So why would a church hire on a part- or full-time audio director? Great question!
You will never achieve a solid house mix if the band is not "dialed in" on stage.
Typically, the lead pastor and the worship pastor (or leader) are responsible for their portion of the service. The lead pastor most often is tasked with the preaching, while the worship pastor deals with the music and creative. While they may be different personalities, they both usually want consistency.
One of the main reasons people don't bring their friends to church is they are unsure from week to week what it will be like. Sometimes it's to loud, sometimes it's hard to hear. Even the pastor's mic is inconsistent each week.
People notice these things.
Many churches have a heavy focus on the music itself. That being said, positions are needed to get a consistent musical standard each week. A music director and an audio director help to accomplish this. And while an AD maybe in charge of audio in all the venues on the campus (or even on the multi-sites), the primary focus is usually audio mixing in the main auditorium for weekend services. Therefore, the services should be consistent in sound, tone, and volume. The others who mix can then adhere to that very baseline. Striving to make sure that the audience didn't realize there is someone different mixing, from week to week. Consistency was always in the forefront of our process.
So how can you be a great Audio Director?
Get ahead of the game and find out exactly what's happening before game day. Stage plots and input lists are crucial. With all the tools at our disposal, there is no excuse for not being prepared. Programs like Google Sketch-Up which are essentially free can help you virtually set up the stage. Use Planning Center's Stage Layout function to get an idea of what goes where.
All too often, the sound team arrives just before the band and sets up as the band is setting up. This doesn't give the band, and certainly the worship leader, confidence that things will go well.
Get there early and make sure that everything is ready and checked, before the band is set to arrive. If you can, set up the day before. This will give you time to line check and troubleshoot, without pressure or distraction. I know that this one is hard because we all have busy lives, but it pays off.
Let's face it; many serve in tech to be "behind the scenes". If you are a leader, you will have to interact with the people no matter your gifting or personality. When the band arrives, go up on stage and hang out with them. Say, "Hi." If you don't know anyone, introduce yourself. Help them set up. Yes, help them!
Check In With the Worship Leader.
When the worship leader arrives, make sure you greet them and ask them if there is anything you can do for them. Most worship leaders have a lot on their mind as they hit sound check. Making them feel comfortable will go a long way to making the sound check and the services go smoothly. They need to be confident that you are "on the same team."

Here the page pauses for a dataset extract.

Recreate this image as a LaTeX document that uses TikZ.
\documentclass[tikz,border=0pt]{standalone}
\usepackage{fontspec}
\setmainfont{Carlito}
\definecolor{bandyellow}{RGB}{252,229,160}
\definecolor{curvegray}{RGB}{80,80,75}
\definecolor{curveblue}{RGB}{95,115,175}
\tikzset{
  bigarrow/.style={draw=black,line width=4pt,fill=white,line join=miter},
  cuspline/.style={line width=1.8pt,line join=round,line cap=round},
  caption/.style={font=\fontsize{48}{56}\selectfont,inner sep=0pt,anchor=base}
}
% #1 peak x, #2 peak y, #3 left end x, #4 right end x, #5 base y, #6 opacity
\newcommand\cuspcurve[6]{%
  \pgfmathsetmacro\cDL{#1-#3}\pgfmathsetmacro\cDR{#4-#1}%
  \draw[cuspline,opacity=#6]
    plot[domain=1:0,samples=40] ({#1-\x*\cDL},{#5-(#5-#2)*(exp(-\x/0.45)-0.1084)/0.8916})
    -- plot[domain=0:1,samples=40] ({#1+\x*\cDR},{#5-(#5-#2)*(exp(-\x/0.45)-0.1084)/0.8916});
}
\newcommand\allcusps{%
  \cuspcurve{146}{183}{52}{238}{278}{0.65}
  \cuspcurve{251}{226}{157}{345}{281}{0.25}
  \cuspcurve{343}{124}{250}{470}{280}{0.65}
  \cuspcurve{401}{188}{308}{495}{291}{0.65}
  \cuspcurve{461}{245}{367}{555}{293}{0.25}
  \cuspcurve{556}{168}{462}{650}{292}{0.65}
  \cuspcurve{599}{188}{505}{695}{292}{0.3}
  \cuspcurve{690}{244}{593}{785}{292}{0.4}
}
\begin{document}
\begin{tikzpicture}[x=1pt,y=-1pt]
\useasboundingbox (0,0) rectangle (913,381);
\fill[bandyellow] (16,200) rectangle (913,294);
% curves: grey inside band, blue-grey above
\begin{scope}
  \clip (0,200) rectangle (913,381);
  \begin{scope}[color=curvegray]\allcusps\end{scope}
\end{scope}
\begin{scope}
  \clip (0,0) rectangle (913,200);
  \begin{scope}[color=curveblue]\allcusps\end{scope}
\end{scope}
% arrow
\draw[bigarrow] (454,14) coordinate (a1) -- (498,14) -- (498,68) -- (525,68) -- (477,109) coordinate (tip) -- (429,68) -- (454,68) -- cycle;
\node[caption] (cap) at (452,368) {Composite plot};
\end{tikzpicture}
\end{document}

Remember, those on stage are putting their lives in your hands. If they don't know you and believe that you have their best interests in mind, they will never trust you.
And trust is key.
Put the Band First.
Although the mix is for the audience, sound check is first for those on stage, and second for the house mix.

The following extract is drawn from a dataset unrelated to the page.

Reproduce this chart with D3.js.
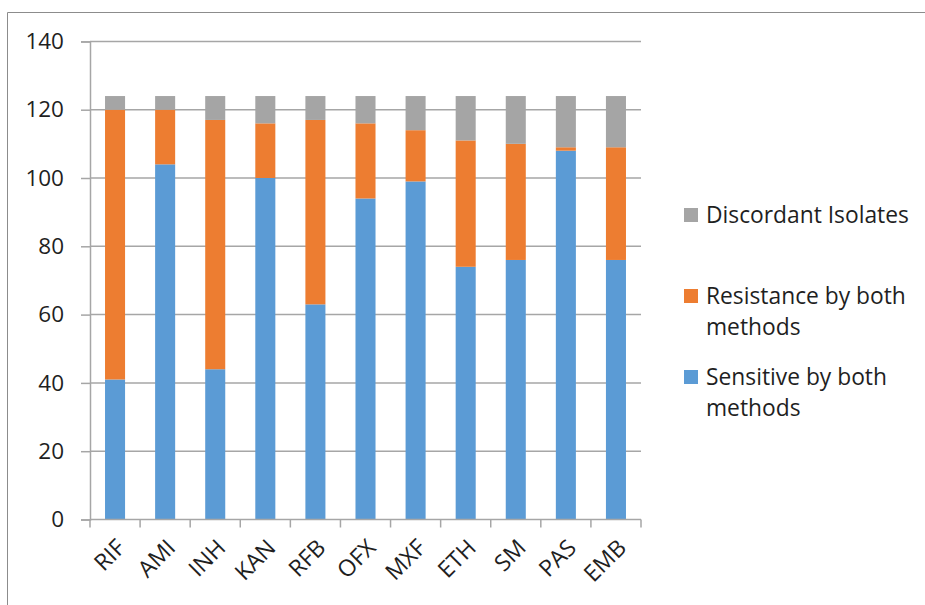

You will never achieve a solid house mix if the band is not "dialed in" on stage. Once you have those on stage happy, you will have more time to refine the house mix.
Minimize Chaos and Be Consistent.
Sound checks can get out of control quickly, so work out the system you intend to use with your worship leader in advance not in front of the band and singers.
One of the best sound check methods is to direct all communication between the stage and the sound booth through the worship leader or, if you have one, the music director. One person asking for changes minimizes chaos and honors the leader. Bottom line, find what works for your team and use that method every time. Musicians may be unpredictable, but that doesn't mean they like that trait in others.
Attitude is Everything.
I would venture to say that most techs are a little on the dark, sarcastic, and cynical side. While I personally love that, it doesn't always sit well with the band.
Most techs do not realize how much courage it takes to step out on stage and put your talent and reputation up for critique by hundreds or thousands of people each weekend. Your support, not only technically, but personally, can really make a difference in how they play and act on stage during the set.
Walk Across the Room.
If you are not friends with your band and singers already, start today.
You will find they are great people with families, jobs, successes, and failures in their lives just like you. Some of the greatest friendships I have today started in bands I worked with many years ago.
Relax and Have Fun.
"We Get To Do This!"
Never forget that God has given you this opportunity.